The CCRB will determine whether a crime was committed by cops in the case of Enemy Squad. What is striking, however, is the length some defenders of Diallo's accused killers will go to portray the NYPD as an army of efficient lawmen unaffected by persistent accusations of brutality. "I don't hear lots of complaints about police misconduct," Commissioner Safir said at a City Council hearing last week. "What I do hear about is they want more cops. They want more cops doing what they've been doing."

But critics of the NYPD charge that Safir has turned a deaf ear to complaints that cops are frequently abusive of those they encounter, especially minorities. For members of Enemy Squad, Safir's NYPD had made the city a scary place to visit. Following the incident, "the band performed that night, and wanted to get on the road directly after the show as they were frightened to stay in the city," Braunstein recalled in his complaint. "I convinced them to return to my apartment to sleep.

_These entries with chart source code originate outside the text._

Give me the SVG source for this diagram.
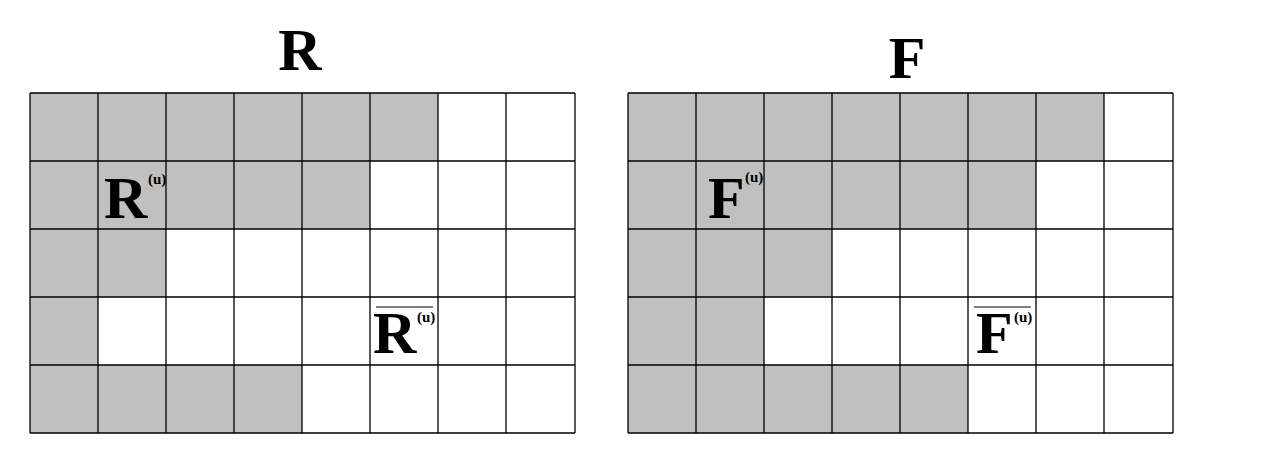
<svg xmlns="http://www.w3.org/2000/svg" width="1261" height="461" viewBox="0 0 1261 461">
<style>
.g{fill:#c0c0c0;stroke:none}
.ln{stroke:#000;stroke-width:1.3;fill:none}
.big{font-family:"Liberation Serif","Times New Roman",serif;font-weight:bold;font-size:60px;fill:#000}
.sup{font-family:"Liberation Serif","Times New Roman",serif;font-weight:bold;font-size:15px;fill:#000}
.bar{stroke:#000;stroke-width:1.2}
</style>
<rect width="1261" height="461" fill="#fff"/>
<g id="gridR">
<rect class="g" x="30" y="93" width="408" height="68"/>
<rect class="g" x="30" y="161" width="340" height="68"/>
<rect class="g" x="30" y="229" width="136" height="68"/>
<rect class="g" x="30" y="297" width="68" height="68"/>
<rect class="g" x="30" y="365" width="272" height="68"/>
<path class="ln" d="M30,93H575M30,161H575M30,229H575M30,297H575M30,365H575M30,433H575M30,93V433M98,93V433M166,93V433M234,93V433M302,93V433M370,93V433M438,93V433M506,93V433M575,93V433"/>
</g>
<g id="gridF">
<rect class="g" x="628" y="93" width="476" height="68"/>
<rect class="g" x="628" y="161" width="408" height="68"/>
<rect class="g" x="628" y="229" width="204" height="68"/>
<rect class="g" x="628" y="297" width="136" height="68"/>
<rect class="g" x="628" y="365" width="340" height="68"/>
<path class="ln" d="M628,93H1173M628,161H1173M628,229H1173M628,297H1173M628,365H1173M628,433H1173M628,93V433M696,93V433M764,93V433M832,93V433M900,93V433M968,93V433M1036,93V433M1104,93V433M1173,93V433"/>
</g>
<g id="titleR"><text class="big" x="300" y="70" text-anchor="middle">R</text></g>
<g id="titleF"><text class="big" x="907" y="78" text-anchor="middle">F</text></g>
<g id="Ru"><text class="big" x="104" y="218">R</text><text class="sup" x="148" y="184">(u)</text></g>
<g id="Fu"><text class="big" x="708" y="218">F</text><text class="sup" x="745" y="182">(u)</text></g>
<g id="Rbar"><line class="bar" x1="376" y1="307" x2="433" y2="307"/><text class="big" x="373" y="353">R</text><text class="sup" x="417" y="322">(u)</text></g>
<g id="Fbar"><line class="bar" x1="974" y1="307" x2="1031" y2="307"/><text class="big" x="976" y="353">F</text><text class="sup" x="1014" y="322">(u)</text></g>
<g id="connectors"/>
</svg>
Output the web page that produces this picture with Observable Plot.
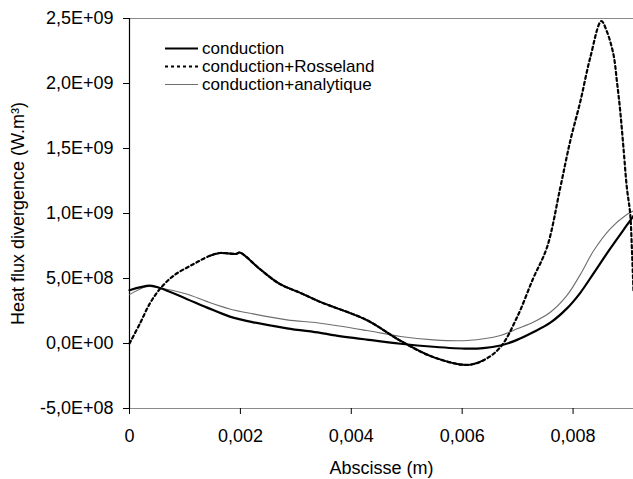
<!DOCTYPE html>
<html>
<head>
<meta charset="utf-8">
<script src="https://cdn.jsdelivr.net/npm/d3@7"></script>
<script src="https://cdn.jsdelivr.net/npm/@observablehq/plot@0.6"></script>
<style>
  body { margin: 0; background: #fff; }
  #chart { width: 633px; height: 479px; }
</style>
</head>
<body>
<div id="chart"></div>
<script>
// Series labels and axis ticks
const seriesNames = ["conduction", "conduction+Rosseland", "conduction+analytique"];
const xTicks = [0, 0.002, 0.004, 0.006, 0.008];
const yTicks = [-5e8, 0, 5e8, 1e9, 1.5e9, 2e9, 2.5e9];

// Heat flux divergence (W.m^-3) along the abscissa (m)
const conductionX = [0, 0.00037, 0.00055, 0.00103, 0.00139, 0.00181, 0.00223, 0.00284, 0.00344, 0.00367,
  0.00428, 0.00489, 0.00548, 0.00609, 0.00638, 0.00669, 0.00699, 0.00728, 0.00759, 0.00789,
  0.00813, 0.00837, 0.00867, 0.00897, 0.00909];
const conductionY = [4.1e8, 4.45e8, 4.27e8, 3.43e8, 2.78e8, 2.07e8, 1.63e8, 1.17e8, 0.82e8, 0.65e8,
  0.3e8, -0.02e8, -0.25e8, -0.4e8, -0.36e8, -0.15e8, 0.28e8, 0.87e8, 1.6e8, 2.7e8,
  3.9e8, 5.4e8, 7.3e8, 9.1e8, 9.82e8];

const rosselandX = [0, 0.00019, 0.00037, 0.00055, 0.00079, 0.00115, 0.00145, 0.00163, 0.00193, 0.00199,
  0.00235, 0.00271, 0.00308, 0.00344, 0.00428, 0.00489, 0.00548, 0.00609, 0.00638, 0.00669,
  0.00699, 0.00728, 0.00753, 0.00777, 0.00795, 0.00813, 0.00831, 0.00851, 0.00861, 0.00873,
  0.00879, 0.00885, 0.00891, 0.00897, 0.00903, 0.00906, 0.00909];
const rosselandY = [0, 1.55e8, 3.1e8, 4.2e8, 5.2e8, 6.1e8, 6.75e8, 6.96e8, 6.9e8, 7.0e8,
  5.73e8, 4.58e8, 3.9e8, 3.2e8, 1.8e8, 0.2e8, -1.05e8, -1.65e8, -1.3e8, -0.28e8,
  2.02e8, 5.0e8, 7.4e8, 1.2e9, 1.56e9, 1.86e9, 2.2e9, 2.48e9, 2.4e9, 2.22e9,
  2.02e9, 1.79e9, 1.5e9, 1.2e9, 1.0e9, 7.4e8, 4.0e8];

const analytiqueX = [0, 0.00031, 0.00055, 0.00103, 0.00139, 0.00181, 0.00223, 0.00284, 0.00344, 0.00428,
  0.00489, 0.00548, 0.00609, 0.00669, 0.00699, 0.00728, 0.00759, 0.00789, 0.00813, 0.00837,
  0.00867, 0.00897, 0.00909];
const analytiqueY = [3.76e8, 4.37e8, 4.27e8, 3.81e8, 3.24e8, 2.66e8, 2.28e8, 1.82e8, 1.56e8, 1.0e8,
  0.54e8, 0.28e8, 0.23e8, 0.61e8, 1.13e8, 1.63e8, 2.4e8, 3.7e8, 5.3e8, 7.13e8,
  8.82e8, 9.92e8, 1.02e9];

const toRows = (xs, ys) => xs.map((x, i) => ({x, y: ys[i]}));
const conduction = toRows(conductionX, conductionY);
const rosseland = toRows(rosselandX, rosselandY);
const analytique = toRows(analytiqueX, analytiqueY);

// "2,5E+09" style labels with a decimal comma
const fmtY = v => {
  const [m, e] = v.toExponential(1).split("e");
  const n = +e;
  return m.replace(".", ",") + "E" + (n < 0 ? "-" : "+") + String(Math.abs(n)).padStart(2, "0");
};
const fmtX = v => String(v).replace(".", ",");

const font = "'Liberation Sans', Arial, sans-serif";

const chart = Plot.plot({
  width: 633,
  height: 479,
  marginLeft: 129,
  marginRight: 0,
  marginTop: 18,
  marginBottom: 71,
  style: {fontFamily: font, fontSize: "18px", color: "#000", background: "#fff", overflow: "visible"},
  x: {domain: [0, 0.00909]},
  y: {domain: [-5e8, 2.5e9]},
  marks: [
    Plot.ruleY([2.5e9, -5e8], {stroke: "#8a8a8a", strokeWidth: 1.2}),
    Plot.ruleX([0], {stroke: "#000", strokeWidth: 1.2}),
    Plot.axisY({ticks: yTicks, tickFormat: fmtY, tickSize: 6, tickPadding: 10, label: null, fontSize: 18}),
    Plot.axisX({ticks: xTicks, tickFormat: fmtX, tickSize: 6, tickPadding: 15, label: null, fontSize: 18}),
    Plot.line(analytique, {x: "x", y: "y", stroke: "#6e6e6e", strokeWidth: 1.1, curve: "catmull-rom"}),
    Plot.line(conduction, {x: "x", y: "y", stroke: "#000", strokeWidth: 2.2, curve: "catmull-rom"}),
    Plot.line(rosseland, {x: "x", y: "y", stroke: "#000", strokeWidth: 2.2, strokeDasharray: "3,3", curve: "catmull-rom"}),
    // the densely sampled middle stretch reads as a continuous stroke
    Plot.line(rosseland.filter(d => d.x >= 0.0013 && d.x <= 0.0064),
      {x: "x", y: "y", stroke: "#000", strokeWidth: 2, curve: "catmull-rom"}),
    Plot.text(["Abscisse (m)"], {frameAnchor: "bottom", dy: 60, fontSize: 18, lineAnchor: "middle", textAnchor: "middle"}),
    Plot.text(["Heat flux divergence (W.m³)"], {frameAnchor: "left", dx: -111, rotate: -90, fontSize: 18, lineAnchor: "middle", textAnchor: "middle"})
  ]
});

// Legend in the upper-left corner of the plotting area
const svg = d3.select(chart);
const legend = svg.append("g").attr("font-family", font).attr("font-size", 17).attr("text-anchor", "start");
const styles = [
  {stroke: "#000", width: 2.2, dash: null},
  {stroke: "#000", width: 2.2, dash: "3,3"},
  {stroke: "#6e6e6e", width: 1.1, dash: null}
];
seriesNames.forEach((name, i) => {
  const y = 48.5 + i * 18;
  legend.append("line")
    .attr("x1", 165).attr("x2", 198).attr("y1", y).attr("y2", y)
    .attr("stroke", styles[i].stroke).attr("stroke-width", styles[i].width)
    .attr("stroke-dasharray", styles[i].dash);
  legend.append("text")
    .attr("x", 202).attr("y", y).attr("dy", "0.35em").attr("fill", "#000")
    .attr("text-anchor", "start")
    .text(name);
});

document.getElementById("chart").append(chart);
</script>
</body>
</html>
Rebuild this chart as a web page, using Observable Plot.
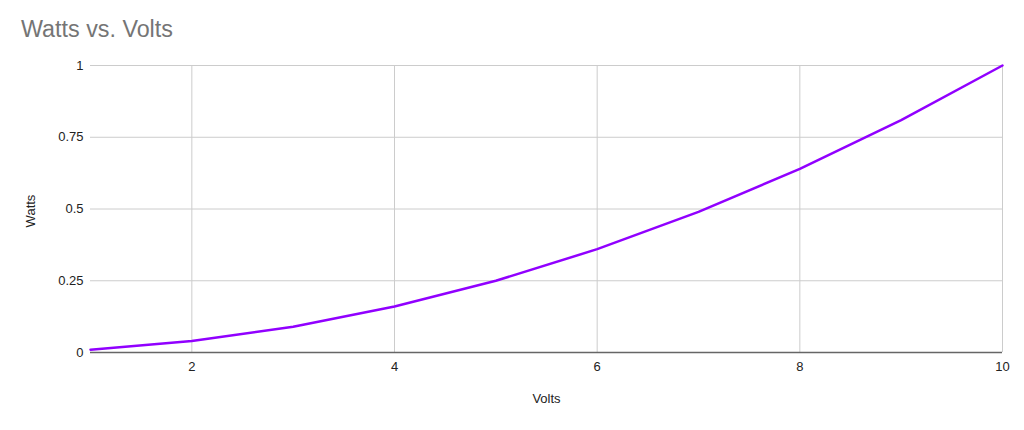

Mr. Haber spent the night in the van."

The next morning, at about 9:30, two of the officers allegedly involved in the raid accosted Haber, who was listening to the Howard Stern show on the radio. "The head officer," according to Braunstein, "asked Mr. Haber what was going on [because] he had heard there was going to be an investigation and demanded to know why we were looking into it. Mr. Haber took this as an overt act of intimidation and explained that their manager and the band members felt that their rights had been deeply violated, that they had no cause to harass them, [or to] enter and search the apartment without a warrant or identification. The officer then identified himself [his name is being withheld by the Voice] and suggested that Mr. Haber have his manager call him directly."